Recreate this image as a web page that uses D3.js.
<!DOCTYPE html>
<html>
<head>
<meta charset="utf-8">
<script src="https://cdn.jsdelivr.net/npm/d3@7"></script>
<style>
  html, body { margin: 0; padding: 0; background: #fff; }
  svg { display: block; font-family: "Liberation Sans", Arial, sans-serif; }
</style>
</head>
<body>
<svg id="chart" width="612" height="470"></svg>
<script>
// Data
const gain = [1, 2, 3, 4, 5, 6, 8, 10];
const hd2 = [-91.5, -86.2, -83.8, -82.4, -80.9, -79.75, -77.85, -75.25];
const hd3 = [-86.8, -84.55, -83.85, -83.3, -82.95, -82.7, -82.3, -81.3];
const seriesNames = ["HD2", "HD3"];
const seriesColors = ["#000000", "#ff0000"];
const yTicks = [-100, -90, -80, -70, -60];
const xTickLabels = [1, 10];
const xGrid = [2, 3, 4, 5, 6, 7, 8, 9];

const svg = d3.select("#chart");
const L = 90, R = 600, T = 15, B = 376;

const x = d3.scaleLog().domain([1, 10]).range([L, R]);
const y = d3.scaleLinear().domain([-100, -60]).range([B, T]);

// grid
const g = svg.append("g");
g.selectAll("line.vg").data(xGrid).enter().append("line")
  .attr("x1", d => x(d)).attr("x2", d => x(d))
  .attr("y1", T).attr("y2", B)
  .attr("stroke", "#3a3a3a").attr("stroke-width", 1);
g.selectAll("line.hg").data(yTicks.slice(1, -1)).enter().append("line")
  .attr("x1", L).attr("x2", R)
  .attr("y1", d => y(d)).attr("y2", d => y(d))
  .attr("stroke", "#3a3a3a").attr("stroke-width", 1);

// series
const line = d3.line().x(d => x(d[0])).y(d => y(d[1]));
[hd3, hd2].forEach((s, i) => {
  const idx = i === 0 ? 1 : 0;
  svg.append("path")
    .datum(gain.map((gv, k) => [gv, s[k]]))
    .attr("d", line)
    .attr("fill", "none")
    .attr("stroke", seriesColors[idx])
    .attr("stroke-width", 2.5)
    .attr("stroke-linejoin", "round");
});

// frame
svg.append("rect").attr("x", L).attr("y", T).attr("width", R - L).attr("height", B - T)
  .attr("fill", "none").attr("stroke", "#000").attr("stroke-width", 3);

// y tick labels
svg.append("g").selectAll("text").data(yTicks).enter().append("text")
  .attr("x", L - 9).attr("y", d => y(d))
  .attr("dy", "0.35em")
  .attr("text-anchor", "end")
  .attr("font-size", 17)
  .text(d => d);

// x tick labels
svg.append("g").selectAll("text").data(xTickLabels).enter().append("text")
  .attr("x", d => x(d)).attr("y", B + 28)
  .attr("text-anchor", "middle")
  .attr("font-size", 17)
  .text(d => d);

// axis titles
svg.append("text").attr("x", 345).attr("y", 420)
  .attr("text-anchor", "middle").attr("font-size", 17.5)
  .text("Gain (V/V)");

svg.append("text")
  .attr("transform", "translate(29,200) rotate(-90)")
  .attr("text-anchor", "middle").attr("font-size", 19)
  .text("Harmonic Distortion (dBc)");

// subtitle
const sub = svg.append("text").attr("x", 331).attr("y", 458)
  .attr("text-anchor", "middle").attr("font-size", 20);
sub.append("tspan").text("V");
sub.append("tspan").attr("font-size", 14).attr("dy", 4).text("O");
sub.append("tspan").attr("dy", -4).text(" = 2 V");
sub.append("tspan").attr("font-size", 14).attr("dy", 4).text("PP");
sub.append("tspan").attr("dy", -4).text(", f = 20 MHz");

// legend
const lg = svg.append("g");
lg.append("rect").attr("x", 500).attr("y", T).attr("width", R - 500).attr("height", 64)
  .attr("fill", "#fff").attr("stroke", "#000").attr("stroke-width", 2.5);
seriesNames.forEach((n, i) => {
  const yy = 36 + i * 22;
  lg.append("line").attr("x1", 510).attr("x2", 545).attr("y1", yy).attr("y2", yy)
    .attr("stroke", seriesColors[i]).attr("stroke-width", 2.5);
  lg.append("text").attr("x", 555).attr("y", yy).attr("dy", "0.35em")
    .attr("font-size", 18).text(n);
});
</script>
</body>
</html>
##########
▶ Exercise prompt
The listing above should be transcribed in full, exactly as written.

▶ Response to the task
Recreate this image as a web page that uses D3.js.
<!DOCTYPE html>
<html>
<head>
<meta charset="utf-8">
<script src="https://cdn.jsdelivr.net/npm/d3@7"></script>
<style>
  html, body { margin: 0; padding: 0; background: #fff; }
  svg { display: block; font-family: "Liberation Sans", Arial, sans-serif; }
</style>
</head>
<body>
<svg id="chart" width="612" height="470"></svg>
<script>
// Data
const gain = [1, 2, 3, 4, 5, 6, 8, 10];
const hd2 = [-91.5, -86.2, -83.8, -82.4, -80.9, -79.75, -77.85, -75.25];
const hd3 = [-86.8, -84.55, -83.85, -83.3, -82.95, -82.7, -82.3, -81.3];
const seriesNames = ["HD2", "HD3"];
const seriesColors = ["#000000", "#ff0000"];
const yTicks = [-100, -90, -80, -70, -60];
const xTickLabels = [1, 10];
const xGrid = [2, 3, 4, 5, 6, 7, 8, 9];

const svg = d3.select("#chart");
const L = 90, R = 600, T = 15, B = 376;

const x = d3.scaleLog().domain([1, 10]).range([L, R]);
const y = d3.scaleLinear().domain([-100, -60]).range([B, T]);

// grid
const g = svg.append("g");
g.selectAll("line.vg").data(xGrid).enter().append("line")
  .attr("x1", d => x(d)).attr("x2", d => x(d))
  .attr("y1", T).attr("y2", B)
  .attr("stroke", "#3a3a3a").attr("stroke-width", 1);
g.selectAll("line.hg").data(yTicks.slice(1, -1)).enter().append("line")
  .attr("x1", L).attr("x2", R)
  .attr("y1", d => y(d)).attr("y2", d => y(d))
  .attr("stroke", "#3a3a3a").attr("stroke-width", 1);

// series
const line = d3.line().x(d => x(d[0])).y(d => y(d[1]));
[hd3, hd2].forEach((s, i) => {
  const idx = i === 0 ? 1 : 0;
  svg.append("path")
    .datum(gain.map((gv, k) => [gv, s[k]]))
    .attr("d", line)
    .attr("fill", "none")
    .attr("stroke", seriesColors[idx])
    .attr("stroke-width", 2.5)
    .attr("stroke-linejoin", "round");
});

// frame
svg.append("rect").attr("x", L).attr("y", T).attr("width", R - L).attr("height", B - T)
  .attr("fill", "none").attr("stroke", "#000").attr("stroke-width", 3);

// y tick labels
svg.append("g").selectAll("text").data(yTicks).enter().append("text")
  .attr("x", L - 9).attr("y", d => y(d))
  .attr("dy", "0.35em")
  .attr("text-anchor", "end")
  .attr("font-size", 17)
  .text(d => d);

// x tick labels
svg.append("g").selectAll("text").data(xTickLabels).enter().append("text")
  .attr("x", d => x(d)).attr("y", B + 28)
  .attr("text-anchor", "middle")
  .attr("font-size", 17)
  .text(d => d);

// axis titles
svg.append("text").attr("x", 345).attr("y", 420)
  .attr("text-anchor", "middle").attr("font-size", 17.5)
  .text("Gain (V/V)");

svg.append("text")
  .attr("transform", "translate(29,200) rotate(-90)")
  .attr("text-anchor", "middle").attr("font-size", 19)
  .text("Harmonic Distortion (dBc)");

// subtitle
const sub = svg.append("text").attr("x", 331).attr("y", 458)
  .attr("text-anchor", "middle").attr("font-size", 20);
sub.append("tspan").text("V");
sub.append("tspan").attr("font-size", 14).attr("dy", 4).text("O");
sub.append("tspan").attr("dy", -4).text(" = 2 V");
sub.append("tspan").attr("font-size", 14).attr("dy", 4).text("PP");
sub.append("tspan").attr("dy", -4).text(", f = 20 MHz");

// legend
const lg = svg.append("g");
lg.append("rect").attr("x", 500).attr("y", T).attr("width", R - 500).attr("height", 64)
  .attr("fill", "#fff").attr("stroke", "#000").attr("stroke-width", 2.5);
seriesNames.forEach((n, i) => {
  const yy = 36 + i * 22;
  lg.append("line").attr("x1", 510).attr("x2", 545).attr("y1", yy).attr("y2", yy)
    .attr("stroke", seriesColors[i]).attr("stroke-width", 2.5);
  lg.append("text").attr("x", 555).attr("y", yy).attr("dy", "0.35em")
    .attr("font-size", 18).text(n);
});
</script>
</body>
</html>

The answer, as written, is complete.